Direction |
Retype, exactly as they stand, the lines from the start of the data to the line that contains "(val1) at (304,303)", both ends included. Leave the pictures out.

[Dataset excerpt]
--*--

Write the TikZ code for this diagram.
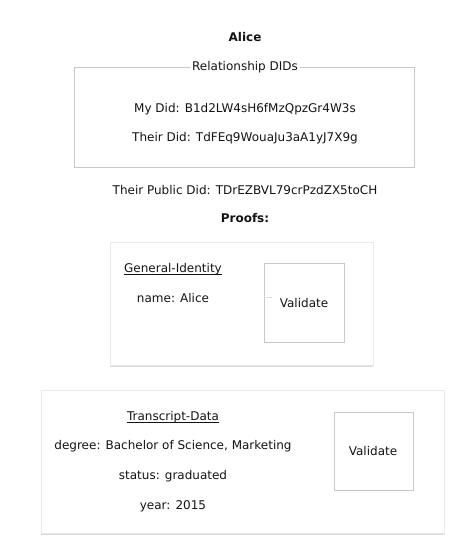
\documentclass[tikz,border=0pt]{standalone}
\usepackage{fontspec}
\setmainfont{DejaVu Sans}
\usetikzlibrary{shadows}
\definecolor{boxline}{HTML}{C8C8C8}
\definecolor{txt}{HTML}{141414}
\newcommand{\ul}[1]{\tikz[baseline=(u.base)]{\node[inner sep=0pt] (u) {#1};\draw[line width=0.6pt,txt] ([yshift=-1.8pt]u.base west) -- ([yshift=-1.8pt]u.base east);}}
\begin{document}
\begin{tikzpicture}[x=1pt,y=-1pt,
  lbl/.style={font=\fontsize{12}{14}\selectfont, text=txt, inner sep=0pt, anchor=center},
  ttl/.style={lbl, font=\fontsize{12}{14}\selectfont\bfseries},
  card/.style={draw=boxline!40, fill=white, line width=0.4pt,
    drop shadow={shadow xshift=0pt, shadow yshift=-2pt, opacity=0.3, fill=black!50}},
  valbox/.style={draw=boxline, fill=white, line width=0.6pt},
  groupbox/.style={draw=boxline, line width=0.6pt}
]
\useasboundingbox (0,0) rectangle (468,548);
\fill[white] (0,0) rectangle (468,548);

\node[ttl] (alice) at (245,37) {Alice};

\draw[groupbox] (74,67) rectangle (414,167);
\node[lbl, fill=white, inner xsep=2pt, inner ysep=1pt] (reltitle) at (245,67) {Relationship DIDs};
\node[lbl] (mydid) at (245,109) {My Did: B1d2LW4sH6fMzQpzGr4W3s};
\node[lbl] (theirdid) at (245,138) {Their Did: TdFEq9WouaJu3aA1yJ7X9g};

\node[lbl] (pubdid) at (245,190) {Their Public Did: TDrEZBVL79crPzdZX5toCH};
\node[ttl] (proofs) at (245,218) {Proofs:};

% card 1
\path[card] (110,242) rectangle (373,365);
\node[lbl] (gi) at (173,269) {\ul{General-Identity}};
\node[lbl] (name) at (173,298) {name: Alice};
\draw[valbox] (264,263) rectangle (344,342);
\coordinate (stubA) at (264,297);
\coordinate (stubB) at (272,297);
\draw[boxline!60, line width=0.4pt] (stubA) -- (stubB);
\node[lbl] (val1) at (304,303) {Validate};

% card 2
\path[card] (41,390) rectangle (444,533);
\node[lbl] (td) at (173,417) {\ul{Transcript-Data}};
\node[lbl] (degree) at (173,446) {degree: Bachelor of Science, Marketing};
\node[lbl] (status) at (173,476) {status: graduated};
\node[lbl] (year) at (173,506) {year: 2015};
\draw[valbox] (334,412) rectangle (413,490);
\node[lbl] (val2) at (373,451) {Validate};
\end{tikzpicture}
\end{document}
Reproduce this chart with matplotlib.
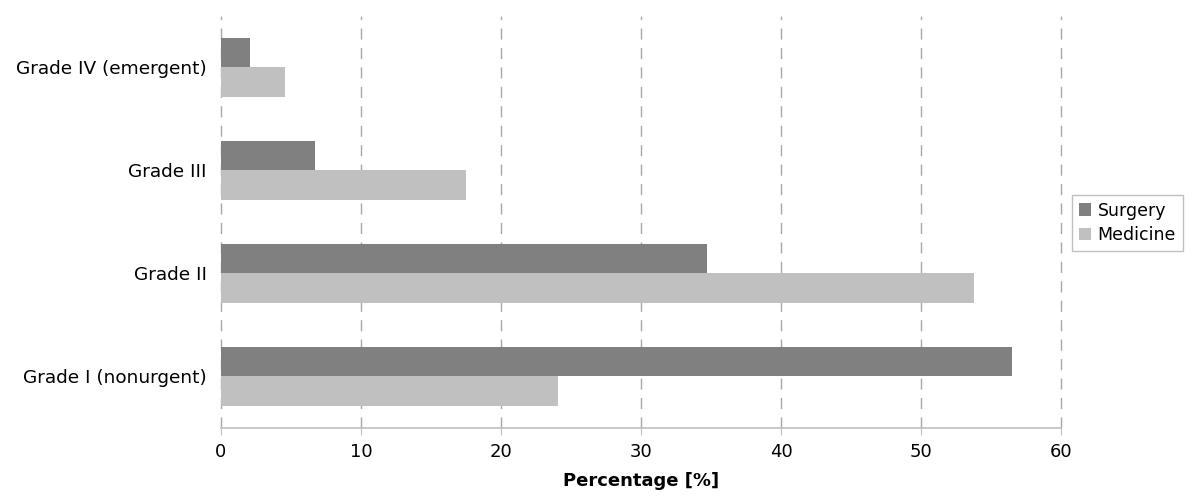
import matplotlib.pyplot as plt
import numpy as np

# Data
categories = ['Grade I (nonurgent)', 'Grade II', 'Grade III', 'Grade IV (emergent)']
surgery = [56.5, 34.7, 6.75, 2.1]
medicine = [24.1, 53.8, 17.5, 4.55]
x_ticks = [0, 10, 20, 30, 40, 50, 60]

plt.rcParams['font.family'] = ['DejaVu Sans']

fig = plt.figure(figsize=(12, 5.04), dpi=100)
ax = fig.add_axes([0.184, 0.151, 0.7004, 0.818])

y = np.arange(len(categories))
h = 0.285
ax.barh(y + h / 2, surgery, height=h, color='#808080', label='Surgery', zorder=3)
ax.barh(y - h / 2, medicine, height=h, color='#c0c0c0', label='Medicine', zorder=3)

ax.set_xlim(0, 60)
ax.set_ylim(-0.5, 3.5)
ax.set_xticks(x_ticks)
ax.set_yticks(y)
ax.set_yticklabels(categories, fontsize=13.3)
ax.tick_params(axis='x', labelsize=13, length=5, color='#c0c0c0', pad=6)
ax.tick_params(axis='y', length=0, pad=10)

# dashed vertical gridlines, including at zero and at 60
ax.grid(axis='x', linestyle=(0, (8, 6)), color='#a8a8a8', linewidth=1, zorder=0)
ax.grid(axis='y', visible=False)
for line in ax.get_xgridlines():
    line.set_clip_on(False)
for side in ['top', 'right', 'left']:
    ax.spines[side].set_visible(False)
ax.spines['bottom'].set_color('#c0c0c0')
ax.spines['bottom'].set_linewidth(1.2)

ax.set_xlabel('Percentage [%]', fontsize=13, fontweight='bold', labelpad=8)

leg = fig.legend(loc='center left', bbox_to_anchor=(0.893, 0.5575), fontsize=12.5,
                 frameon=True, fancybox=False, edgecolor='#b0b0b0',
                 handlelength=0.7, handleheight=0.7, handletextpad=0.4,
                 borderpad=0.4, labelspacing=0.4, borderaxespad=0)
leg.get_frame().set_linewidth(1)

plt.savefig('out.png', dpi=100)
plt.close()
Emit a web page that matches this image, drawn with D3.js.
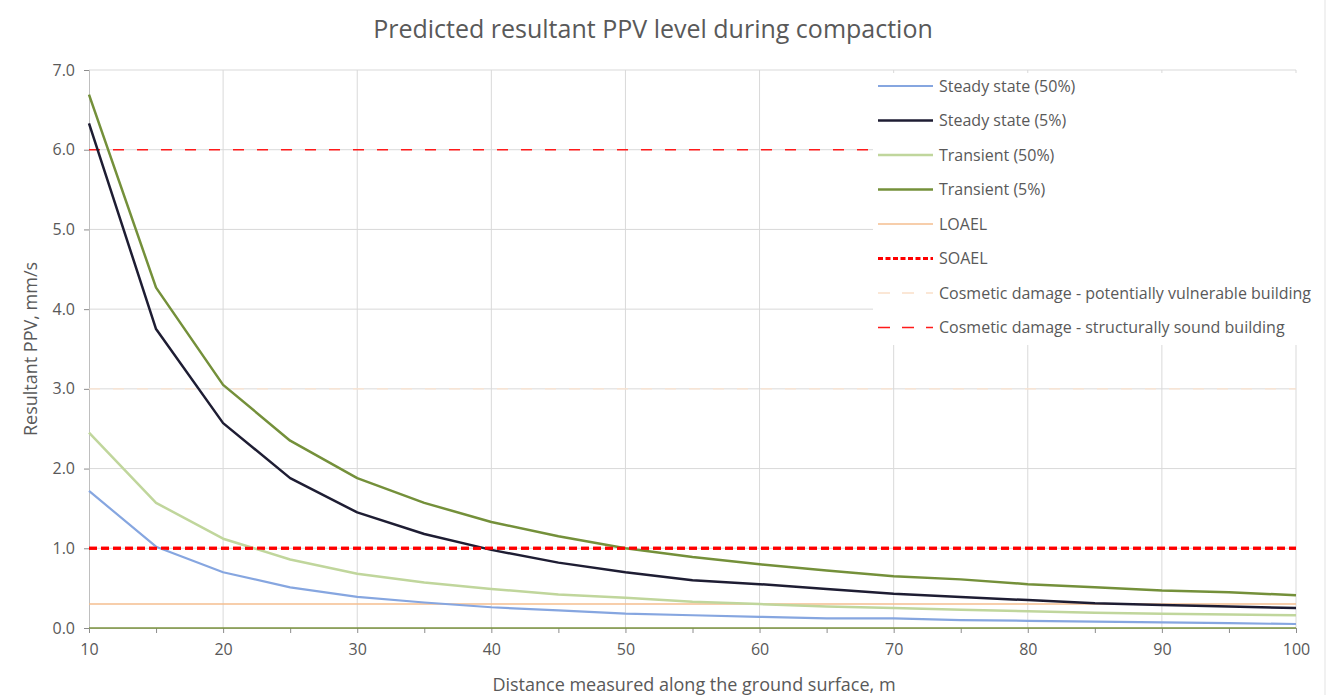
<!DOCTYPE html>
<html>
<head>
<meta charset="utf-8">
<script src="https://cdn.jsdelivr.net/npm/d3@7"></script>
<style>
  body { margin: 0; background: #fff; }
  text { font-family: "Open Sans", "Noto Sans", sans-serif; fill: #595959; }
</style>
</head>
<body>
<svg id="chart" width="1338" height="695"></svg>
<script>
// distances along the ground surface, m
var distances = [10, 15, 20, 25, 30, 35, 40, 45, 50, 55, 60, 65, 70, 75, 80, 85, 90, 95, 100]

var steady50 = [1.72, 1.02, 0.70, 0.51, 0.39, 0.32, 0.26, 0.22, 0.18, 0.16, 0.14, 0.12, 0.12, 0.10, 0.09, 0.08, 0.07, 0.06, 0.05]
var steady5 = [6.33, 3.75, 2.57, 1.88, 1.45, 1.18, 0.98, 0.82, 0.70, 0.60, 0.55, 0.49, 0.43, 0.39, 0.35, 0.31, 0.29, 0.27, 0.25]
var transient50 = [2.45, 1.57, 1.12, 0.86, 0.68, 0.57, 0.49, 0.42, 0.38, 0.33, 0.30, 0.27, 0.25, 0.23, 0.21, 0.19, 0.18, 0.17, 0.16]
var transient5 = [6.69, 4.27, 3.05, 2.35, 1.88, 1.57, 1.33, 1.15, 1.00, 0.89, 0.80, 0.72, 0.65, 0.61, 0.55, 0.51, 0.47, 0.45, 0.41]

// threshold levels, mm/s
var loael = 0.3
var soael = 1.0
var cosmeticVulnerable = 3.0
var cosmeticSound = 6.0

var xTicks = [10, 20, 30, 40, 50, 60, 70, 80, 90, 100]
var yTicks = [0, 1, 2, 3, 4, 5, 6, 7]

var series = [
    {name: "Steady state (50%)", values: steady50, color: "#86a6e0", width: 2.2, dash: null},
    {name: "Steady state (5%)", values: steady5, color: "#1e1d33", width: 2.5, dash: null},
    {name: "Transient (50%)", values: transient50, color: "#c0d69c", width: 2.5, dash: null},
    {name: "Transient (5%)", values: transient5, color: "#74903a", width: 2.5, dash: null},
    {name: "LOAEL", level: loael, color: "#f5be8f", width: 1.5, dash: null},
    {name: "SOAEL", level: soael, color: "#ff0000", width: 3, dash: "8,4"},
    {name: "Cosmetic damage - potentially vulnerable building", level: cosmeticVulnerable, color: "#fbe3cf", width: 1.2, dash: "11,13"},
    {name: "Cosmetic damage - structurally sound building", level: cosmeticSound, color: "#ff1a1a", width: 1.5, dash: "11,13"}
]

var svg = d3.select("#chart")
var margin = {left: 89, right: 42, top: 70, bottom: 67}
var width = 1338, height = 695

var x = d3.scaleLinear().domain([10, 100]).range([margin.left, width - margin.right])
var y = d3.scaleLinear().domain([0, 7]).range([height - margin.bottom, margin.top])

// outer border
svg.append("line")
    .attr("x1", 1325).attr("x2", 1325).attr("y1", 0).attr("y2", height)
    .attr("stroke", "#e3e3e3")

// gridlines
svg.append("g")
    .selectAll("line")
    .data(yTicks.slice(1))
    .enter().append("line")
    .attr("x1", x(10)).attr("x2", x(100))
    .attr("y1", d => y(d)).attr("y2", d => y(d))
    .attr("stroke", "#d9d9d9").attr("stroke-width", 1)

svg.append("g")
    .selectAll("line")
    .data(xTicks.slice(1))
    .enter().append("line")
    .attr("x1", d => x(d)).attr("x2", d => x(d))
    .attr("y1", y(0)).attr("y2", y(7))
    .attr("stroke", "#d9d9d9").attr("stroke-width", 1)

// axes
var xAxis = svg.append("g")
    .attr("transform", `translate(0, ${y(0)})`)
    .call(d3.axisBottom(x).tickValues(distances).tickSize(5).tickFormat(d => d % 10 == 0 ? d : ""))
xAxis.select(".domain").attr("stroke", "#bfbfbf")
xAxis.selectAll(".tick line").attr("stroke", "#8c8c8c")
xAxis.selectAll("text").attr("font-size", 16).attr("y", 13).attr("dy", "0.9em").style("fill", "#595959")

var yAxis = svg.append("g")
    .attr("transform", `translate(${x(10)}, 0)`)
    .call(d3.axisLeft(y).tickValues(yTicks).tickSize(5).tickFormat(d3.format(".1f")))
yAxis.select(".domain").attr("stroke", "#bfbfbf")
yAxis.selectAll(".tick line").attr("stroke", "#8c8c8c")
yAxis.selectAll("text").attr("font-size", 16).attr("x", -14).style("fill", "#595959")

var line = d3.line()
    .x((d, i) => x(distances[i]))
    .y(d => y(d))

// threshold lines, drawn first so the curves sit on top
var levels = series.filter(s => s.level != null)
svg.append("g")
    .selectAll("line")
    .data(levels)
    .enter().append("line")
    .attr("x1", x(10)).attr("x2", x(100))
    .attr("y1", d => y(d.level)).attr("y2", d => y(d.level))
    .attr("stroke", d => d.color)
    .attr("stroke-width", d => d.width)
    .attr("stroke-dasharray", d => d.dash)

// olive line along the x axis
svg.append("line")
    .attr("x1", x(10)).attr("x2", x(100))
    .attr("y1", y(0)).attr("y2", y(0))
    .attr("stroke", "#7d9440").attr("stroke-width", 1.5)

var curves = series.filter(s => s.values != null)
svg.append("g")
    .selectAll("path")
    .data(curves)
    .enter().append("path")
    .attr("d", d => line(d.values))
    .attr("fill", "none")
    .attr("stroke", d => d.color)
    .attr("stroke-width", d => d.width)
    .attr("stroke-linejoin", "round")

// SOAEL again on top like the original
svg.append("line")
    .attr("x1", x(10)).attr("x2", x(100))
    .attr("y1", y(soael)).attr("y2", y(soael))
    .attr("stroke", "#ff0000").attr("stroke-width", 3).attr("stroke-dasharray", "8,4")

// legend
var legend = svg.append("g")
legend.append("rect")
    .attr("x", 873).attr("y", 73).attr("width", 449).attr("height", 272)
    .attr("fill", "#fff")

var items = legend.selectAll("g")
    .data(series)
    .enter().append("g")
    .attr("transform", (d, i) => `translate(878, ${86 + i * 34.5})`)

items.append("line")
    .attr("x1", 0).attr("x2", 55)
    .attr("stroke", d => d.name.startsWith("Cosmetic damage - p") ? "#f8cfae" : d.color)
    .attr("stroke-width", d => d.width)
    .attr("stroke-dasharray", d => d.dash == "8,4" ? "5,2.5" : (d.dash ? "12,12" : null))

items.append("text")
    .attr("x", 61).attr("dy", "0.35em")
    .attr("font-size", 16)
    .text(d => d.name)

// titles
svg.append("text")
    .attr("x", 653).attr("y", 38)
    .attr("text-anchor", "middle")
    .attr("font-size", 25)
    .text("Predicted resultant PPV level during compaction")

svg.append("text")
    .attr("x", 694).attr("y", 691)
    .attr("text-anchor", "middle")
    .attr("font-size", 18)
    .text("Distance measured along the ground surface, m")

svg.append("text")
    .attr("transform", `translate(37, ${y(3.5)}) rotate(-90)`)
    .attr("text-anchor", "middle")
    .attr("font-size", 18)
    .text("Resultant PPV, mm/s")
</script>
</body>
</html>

--*--

Exercise solution |
Write the TikZ code for this diagram.
\documentclass[tikz,border=0pt]{standalone}
\usepackage{fontspec}
\setmainfont{DejaVu Sans}
\usetikzlibrary{shadows}
\definecolor{boxline}{HTML}{C8C8C8}
\definecolor{txt}{HTML}{141414}
\newcommand{\ul}[1]{\tikz[baseline=(u.base)]{\node[inner sep=0pt] (u) {#1};\draw[line width=0.6pt,txt] ([yshift=-1.8pt]u.base west) -- ([yshift=-1.8pt]u.base east);}}
\begin{document}
\begin{tikzpicture}[x=1pt,y=-1pt,
  lbl/.style={font=\fontsize{12}{14}\selectfont, text=txt, inner sep=0pt, anchor=center},
  ttl/.style={lbl, font=\fontsize{12}{14}\selectfont\bfseries},
  card/.style={draw=boxline!40, fill=white, line width=0.4pt,
    drop shadow={shadow xshift=0pt, shadow yshift=-2pt, opacity=0.3, fill=black!50}},
  valbox/.style={draw=boxline, fill=white, line width=0.6pt},
  groupbox/.style={draw=boxline, line width=0.6pt}
]
\useasboundingbox (0,0) rectangle (468,548);
\fill[white] (0,0) rectangle (468,548);

\node[ttl] (alice) at (245,37) {Alice};

\draw[groupbox] (74,67) rectangle (414,167);
\node[lbl, fill=white, inner xsep=2pt, inner ysep=1pt] (reltitle) at (245,67) {Relationship DIDs};
\node[lbl] (mydid) at (245,109) {My Did: B1d2LW4sH6fMzQpzGr4W3s};
\node[lbl] (theirdid) at (245,138) {Their Did: TdFEq9WouaJu3aA1yJ7X9g};

\node[lbl] (pubdid) at (245,190) {Their Public Did: TDrEZBVL79crPzdZX5toCH};
\node[ttl] (proofs) at (245,218) {Proofs:};

% card 1
\path[card] (110,242) rectangle (373,365);
\node[lbl] (gi) at (173,269) {\ul{General-Identity}};
\node[lbl] (name) at (173,298) {name: Alice};
\draw[valbox] (264,263) rectangle (344,342);
\coordinate (stubA) at (264,297);
\coordinate (stubB) at (272,297);
\draw[boxline!60, line width=0.4pt] (stubA) -- (stubB);
\node[lbl] (val1) at (304,303) {Validate};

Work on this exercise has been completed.